PROBLEM REQUIREMENTS: Set the data down again, exactly as it reads, but without the pictures.

COLLECTED DATA:
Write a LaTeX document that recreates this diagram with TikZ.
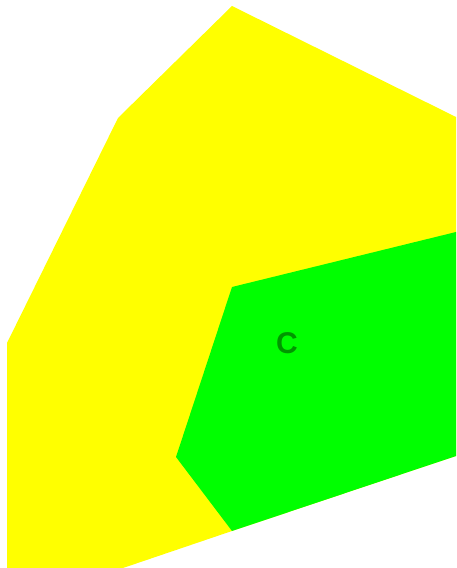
\documentclass[tikz,border=0pt]{standalone}
\usepackage{fontspec}
\setmainfont{Liberation Sans}
\definecolor{yel}{RGB}{255,255,0}
\definecolor{grn}{RGB}{0,255,0}
\definecolor{lbl}{RGB}{0,150,0}
\begin{document}
\begin{tikzpicture}[x=1pt,y=1pt,
  region/.style={draw=none},
  lab/.style={text=lbl,font=\bfseries\fontsize{30}{32}\selectfont,inner sep=0pt}]
\useasboundingbox (0,0) rectangle (456,568);
\clip (0,0) rectangle (456,568);
\fill[yel,region] (232,562) -- (456,451) -- (456,112) -- (232,37) -- (123,0) -- (7,0) -- (7,225) -- (118,450) -- cycle;
\fill[grn,region] (232,281) -- (456,336) -- (456,112) -- (232,37) -- (176,111) -- cycle;
\node[lab] (c) at (287,225) {C};
\end{tikzpicture}
\end{document}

OUTPUT FOR THIS EXERCISE:
Write a LaTeX document that recreates this diagram with TikZ.
\documentclass[tikz,border=0pt]{standalone}
\usepackage{fontspec}
\setmainfont{Liberation Sans}
\definecolor{yel}{RGB}{255,255,0}
\definecolor{grn}{RGB}{0,255,0}
\definecolor{lbl}{RGB}{0,150,0}
\begin{document}
\begin{tikzpicture}[x=1pt,y=1pt,
  region/.style={draw=none},
  lab/.style={text=lbl,font=\bfseries\fontsize{30}{32}\selectfont,inner sep=0pt}]
\useasboundingbox (0,0) rectangle (456,568);
\clip (0,0) rectangle (456,568);
\fill[yel,region] (232,562) -- (456,451) -- (456,112) -- (232,37) -- (123,0) -- (7,0) -- (7,225) -- (118,450) -- cycle;
\fill[grn,region] (232,281) -- (456,336) -- (456,112) -- (232,37) -- (176,111) -- cycle;
\node[lab] (c) at (287,225) {C};
\end{tikzpicture}
\end{document}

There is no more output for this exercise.